Con tutto il rispetto dovuto allo scrittore francese, lo scopo di questo libro, lungi dal porsi come romanzo, è di rilevare come anche l’avvicinamento al cinema necessiti in qualche modo di “educazione”.
La facile fruibilità e immediatezza dei film non devono, infatti, destituire il cinema stesso della sua importanza.
Non a caso, da poco maggiorenne, esso fu definito come «settima arte» da Ricciotto Canudo.
Tuttavia, se si tratta di arte, come l’Arte in sé è oggetto di studio nelle scuole, tanto quanto la Letteratura e la Musica, non si capisce per quale motivo non si dovrebbe dedicare un minimo di spazio anche a quest’ultima sorella minore che ha saputo conglobare tutte le precedenti, in alcuni casi sublimandole mediante opere di spessore assoluto.
In attesa che qualche Ministro dell’Istruzione ci ragioni su, specie tenendo presente quanto il cinema abbia peso nell’orientamento culturale e sociale odierno, questo piccolo libro tenta di dare una sventagliata non cattedratica sulla “settima arte”, quel misterioso coacervo di capacità umane che s’incarna nella stessa densità materica del sogno.
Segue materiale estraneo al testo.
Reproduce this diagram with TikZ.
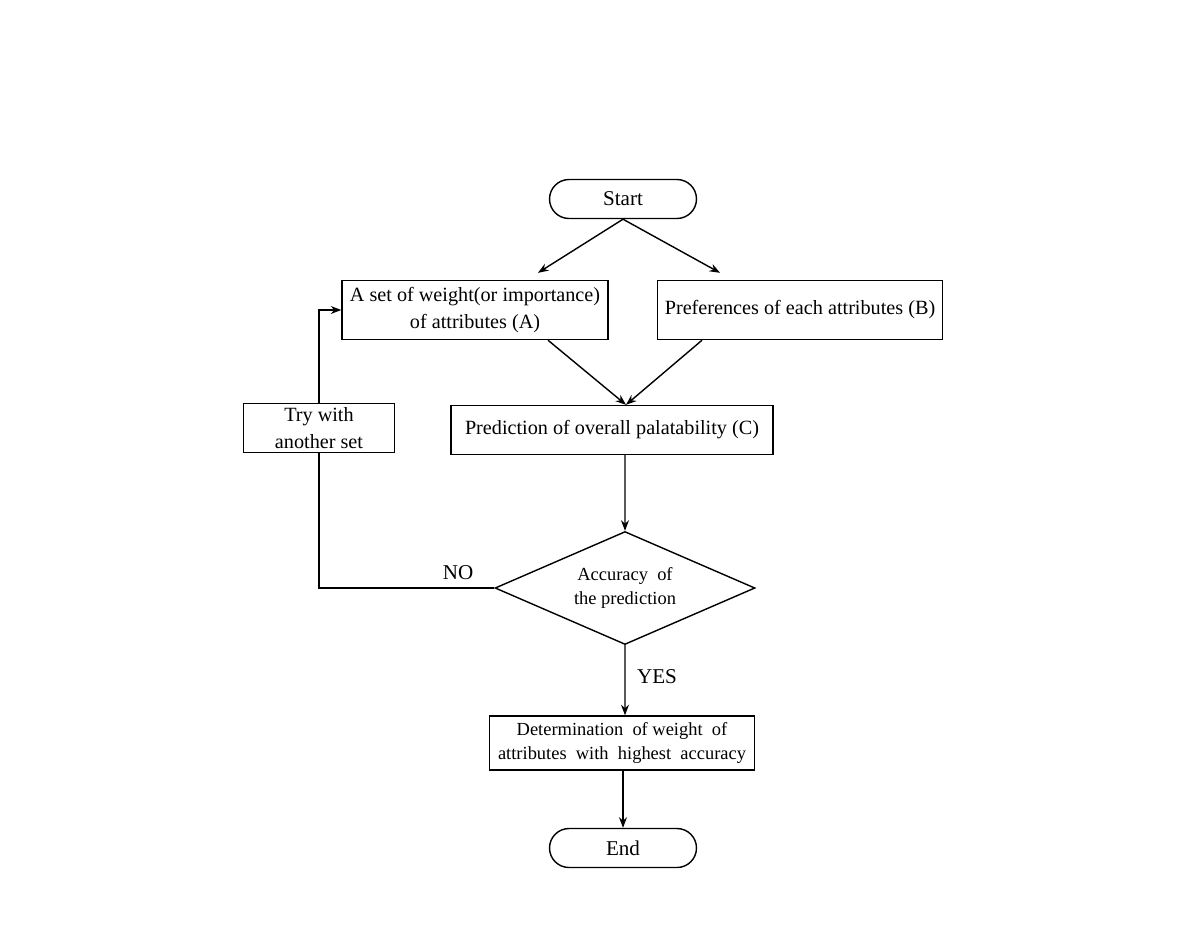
\documentclass[tikz,border=0pt]{standalone}
\usepackage{fontspec}
\setmainfont{Liberation Serif}
\usepackage{tikz}
\usetikzlibrary{shapes.geometric,arrows.meta}

\begin{document}
\begin{tikzpicture}[x=0.02cm, y=-0.02cm, >={Stealth[length=6pt,width=4.5pt]},
                    line width=0.8pt,
                    block/.style={rectangle, draw, text centered, inner sep=2pt,
                    font=\fontsize{11.5}{15.5}\selectfont},
                    term/.style={rectangle, draw, rounded corners=0.39cm,
                    minimum width=2.94cm, minimum height=0.78cm,
                    font=\fontsize{12}{14}\selectfont},
                    decision/.style={diamond, draw, aspect=2.3, inner sep=0pt,
                    minimum width=5.2cm, minimum height=2.26cm, text centered,
                    font=\fontsize{10.5}{13.5}\selectfont},
                    lbl/.style={font=\fontsize{12}{14}\selectfont}]
    \useasboundingbox (0,0) rectangle (1190,941);
    \node [term] (start) at (623,199) {Start};
    \node [block, minimum width=5.32cm, minimum height=1.18cm, align=center] (wset) at (475,310)
          {A set of weight(or importance)\\of attributes (A)};
    \node [block, minimum width=5.7cm, minimum height=1.18cm] (pref) at (800,310)
          {Preferences of each attributes (B)};
    \node [block, minimum width=6.44cm, minimum height=0.98cm] (pred) at (612,430)
          {Prediction of overall palatability (C)};
    \node [block, minimum width=3.02cm, minimum height=0.98cm, align=center] (retry) at (319,428)
          {Try with\\another set};
    \node [decision, align=center] (acc) at (625,588) {Accuracy\ \ of\\the prediction};
    \node [block, minimum width=5.3cm, minimum height=1.08cm, align=center,
           font=\fontsize{10.5}{13.5}\selectfont] (best) at (622,743)
          {Determination\ \ of weight\ \ of\\attributes\ \ with\ \ highest\ \ accuracy};
    \node [term] (finish) at (623,848) {End};
    \node [lbl] (no) at (458,573) {NO};
    \node [lbl] (yes) at (657,677) {YES};

    \draw [->] (start.south) -- ([xshift=1.26cm,yshift=0.14cm]wset.north);
    \draw [->] (start.south) -- ([xshift=-1.6cm,yshift=0.14cm]pref.north);
    \draw [->] ([xshift=1.46cm]wset.south) -- ([xshift=0.28cm]pred.north);
    \draw [->] ([xshift=-1.96cm]pref.south) -- ([xshift=0.28cm]pred.north);
    \draw [->] ([xshift=0.26cm]pred.south) -- (acc.north);
    \draw [->] (acc.south) -- ([xshift=0.06cm]best.north);
    \draw [->] ([xshift=0.02cm]best.south) -- (finish.north);
    \draw (acc.west) -| (retry.south);
    \draw [->] (retry.north) |- (wset.west);
\end{tikzpicture}
\end{document}
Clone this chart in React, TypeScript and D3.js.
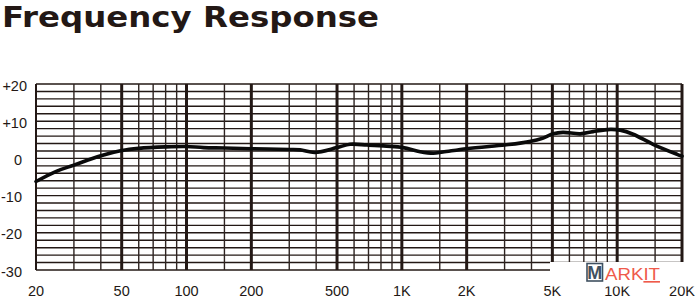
import React from "react";
import * as d3 from "d3";

const freqs = [20, 25, 30, 40, 50, 60, 80, 100, 120, 150, 200, 300, 337, 395, 500, 575, 690, 850, 1014, 1216, 1400, 1550, 2000, 3000, 3540, 4390, 5040, 5600, 6730, 7730, 9280, 10330, 11860, 14680, 18980, 20000];
const levels = [-6.2, -3.4, -1.8, 0.7, 2.1, 2.7, 3.1, 3.2, 2.9, 2.8, 2.6, 2.4, 2.3, 1.6, 2.9, 3.8, 3.6, 3.3, 2.9, 1.8, 1.4, 1.7, 2.6, 3.6, 4.1, 5.2, 6.6, 7.0, 6.6, 7.2, 7.8, 7.6, 6.5, 3.8, 1.1, 0.6];

const thinFreqs = [30, 40, 60, 70, 80, 90, 150, 300, 400, 600, 700, 800, 900, 1500, 3000, 4000, 6000, 7000, 8000, 9000, 15000];
const thickFreqs = [50, 100, 200, 500, 1000, 2000, 5000, 10000, 20000];
const xTickValues = [20, 50, 100, 200, 500, 1000, 2000, 5000, 10000, 20000];
const xTickLabels = ["20", "50", "100", "200", "500", "1K", "2K", "5K", "10K", "20K"];
const yTickValues = [20, 10, 0, -10, -20, -30];
const yTickLabels = ["+20", "+10", "0", "-10", "-20", "-30"];
const hGridValues = d3.range(-30, 20.01, 2);

const INK = "#231815";

export default function App() {
  const W = 700, H = 297;
  const x = d3.scaleLog().domain([20, 20000]).range([36, 682]);
  const y = d3.scaleLinear().domain([-30, 20]).range([270, 84]);
  const pts: [number, number][] = freqs.map((f, i) => [x(f), y(levels[i])]);
  const line = d3.line().curve(d3.curveCatmullRom.alpha(0.5))(pts) || "";
  const font = "Liberation Sans, Arial, sans-serif";

  return (
    <svg width={W} height={H} style={{ position: "absolute", left: 0, top: 0, background: "#fff" }}>
      <text x={2} y={27} style={{ fontFamily: "DejaVu Sans, Verdana, sans-serif" }} fontWeight="bold" fontSize={29} fill={INK} textLength={377} lengthAdjust="spacingAndGlyphs">
        Frequency Response
      </text>
      {hGridValues.map((v) => (
        <line key={"h" + v} x1={x(20)} x2={x(20000)} y1={y(v)} y2={y(v)} stroke={INK} strokeWidth={1.4} />
      ))}
      {thinFreqs.map((f) => (
        <line key={"t" + f} x1={x(f)} x2={x(f)} y1={y(20)} y2={y(-30)} stroke="#2e2421" strokeWidth={1.4} />
      ))}
      <line x1={x(20)} x2={x(20)} y1={y(20)} y2={y(-30)} stroke={INK} strokeWidth={2} />
      {thickFreqs.map((f) => (
        <line key={"k" + f} x1={x(f)} x2={x(f)} y1={y(20)} y2={y(-30)} stroke={INK} strokeWidth={3} />
      ))}
      <path d={line} fill="none" stroke="#0a0a0a" strokeWidth={3.6} strokeLinejoin="round" strokeLinecap="round" />
      {yTickValues.map((v, i) => (
        <text key={"y" + v} x={yTickLabels[i].startsWith("+") ? 27 : 22} y={y(v) + 6.5} textAnchor="end" style={{ fontFamily: font }} fontSize={14.5} fill={INK}>
          {yTickLabels[i]}
        </text>
      ))}
      {xTickValues.map((f, i) => (
        <text key={"x" + f} x={x(f)} y={295.5} textAnchor="middle" style={{ fontFamily: font }} fontSize={14.5} fill={INK}>
          {xTickLabels[i]}
        </text>
      ))}
      <rect x={550} y={262} width={150} height={24.5} fill="#fff" />
      <rect x={587} y={263.5} width={15.5} height={17.5} fill="#fff" stroke="#3f5060" strokeWidth={1.6} />
      <text x={594.8} y={279} textAnchor="middle" style={{ fontFamily: font }} fontWeight="bold" fontSize={18} fill="#3f5060">M</text>
      <text x={605} y={280} style={{ fontFamily: font }} fontSize={16.5} fill="#ef5a4a" textLength={55} lengthAdjust="spacingAndGlyphs">
        ARK<tspan textDecoration="underline">IT</tspan>
      </text>
    </svg>
  );
}
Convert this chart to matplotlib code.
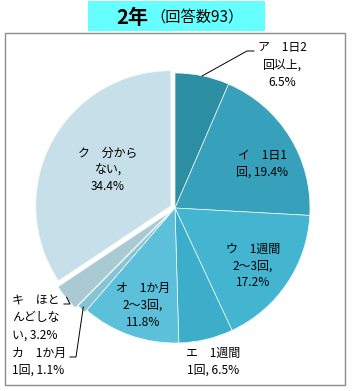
import numpy as np
import matplotlib.pyplot as plt
from matplotlib.patches import Rectangle

plt.rcParams['font.family'] = ['Noto Sans CJK JP', 'DejaVu Sans']

# data
labels = ['ア　1日2\n回以上,\n6.5%', 'イ　1日1\n回, 19.4%', 'ウ　1週間\n2～3回,\n17.2%',
          'エ　1週間\n1回, 6.5%', 'オ　1か月\n2～3回,\n11.8%', 'カ　1か月\n1回, 1.1%',
          'キ　ほと\nんどしな\nい, 3.2%', 'ク　分から\nない,\n34.4%']
values = [6.5, 19.4, 17.2, 6.5, 11.8, 1.1, 3.2, 34.4]
colors = ['#2b8ea3', '#37a1bb', '#43b5d1', '#3caeca', '#5cc0db', '#86c3d3', '#a9c9d3', '#c6dfe8']
explode = [0, 0, 0, 0, 0, 0.02, 0.045, 0.035]

W, H = 353, 391
CX, CY, R = 175, 208, 135

fig = plt.figure(figsize=(W / 100, H / 100), dpi=100)
fig.patch.set_facecolor('white')

# frame and title box
fig.patches.append(Rectangle((5 / W, 1 - 385 / H), 340 / W, 352 / H, transform=fig.transFigure,
                             fill=False, edgecolor='#8c8c8c', linewidth=1.0))
fig.patches.append(Rectangle((88 / W, 1 - 31 / H), 177 / W, 30 / H, transform=fig.transFigure,
                             facecolor='#66ffff', edgecolor='none'))
fig.text(116 / W, 1 - 17 / H, '2年', fontsize=14.5, fontweight='bold', ha='left', va='center')
fig.text(150 / W, 1 - 17 / H, '（回答数93）', fontsize=11, ha='left', va='center')

ax = fig.add_axes([(CX - R) / W, (H - CY - R) / H, 2 * R / W, 2 * R / H])
wedges, _ = ax.pie(values, colors=colors, startangle=90, counterclock=False, explode=explode,
                   radius=1, wedgeprops=dict(edgecolor='#f2f9fb', linewidth=0.5))
for w in wedges:
    w.set_clip_on(False)
ax.set_xlim(-1, 1)
ax.set_ylim(-1, 1)
ax.axis('off')


def px(x, y):
    return (x - CX) / R, (CY - y) / R


def edge(i, r=1.0):
    th = np.deg2rad((wedges[i].theta1 + wedges[i].theta2) / 2)
    return r * np.cos(th), r * np.sin(th)


# label positions (pixels), alignment
pos = [(282, 65, 'center'), (262, 164, 'center'), (253, 266, 'center'), (213, 362, 'center'),
       (143, 305, 'center'), (12, 362, 'left'), (12, 318, 'left'), (108, 170, 'center')]
for lab, (x, y, ha) in zip(labels, pos):
    tx, ty = px(x, y)
    ax.text(tx, ty, lab, fontsize=8.6, ha=ha, va='center', linespacing=1.4)

# leader lines
lc = dict(color='black', linewidth=0.7, clip_on=False)
ex, ey = edge(0)
p1 = px(247, 51)
p2 = px(254, 51)
ax.plot([ex, p1[0], p2[0]], [ey, p1[1], p2[1]], **lc)

ex, ey = edge(6, 1.04)
p1 = px(70, 304)
p2 = px(64, 304)
ax.plot([ex, p1[0], p2[0]], [ey, p1[1], p2[1]], **lc)

ex, ey = edge(5, 1.0)
p1 = px(76, 357)
p2 = px(70, 357)
ax.plot([ex, p1[0], p2[0]], [ey, p1[1], p2[1]], **lc)

fig.savefig('out.png', dpi=100)
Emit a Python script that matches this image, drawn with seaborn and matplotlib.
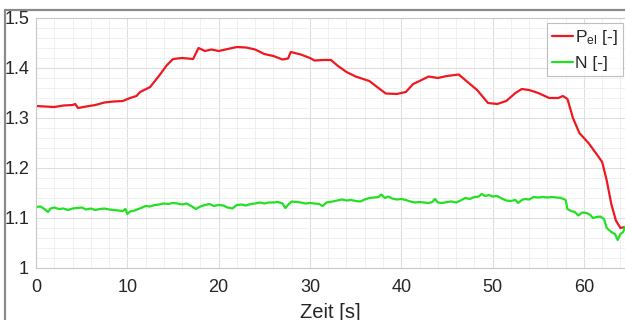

Una cosa è certa: se è assai difficile incontrare qualcuno che non sia mai andato al cinema, probabilmente è del tutto impossibile trovare qualcuno che non abbia mai visto – tout court – un film. Dunque, la settima arte è arcinota e piace.
Questo libro desidera pertanto essere anzitutto divulgativo e dare – insieme a qualche strumento e a molte curiosità – alcune possibili chiavi di lettura a coloro i quali vorrebbero “saperne di più”, senza per questo voler divenire oltranzisti della semiotica cinematografica.
Il tutto tenendo presente quanto possa nascondere insidie mettere su carta qualcosa che peraltro appartiene alla celluloide, se consideriamo quanto sia vero l’icastico pensiero dello studioso francese Christian Metz: «Il cinema è difficile da spiegare perché è facile da capire».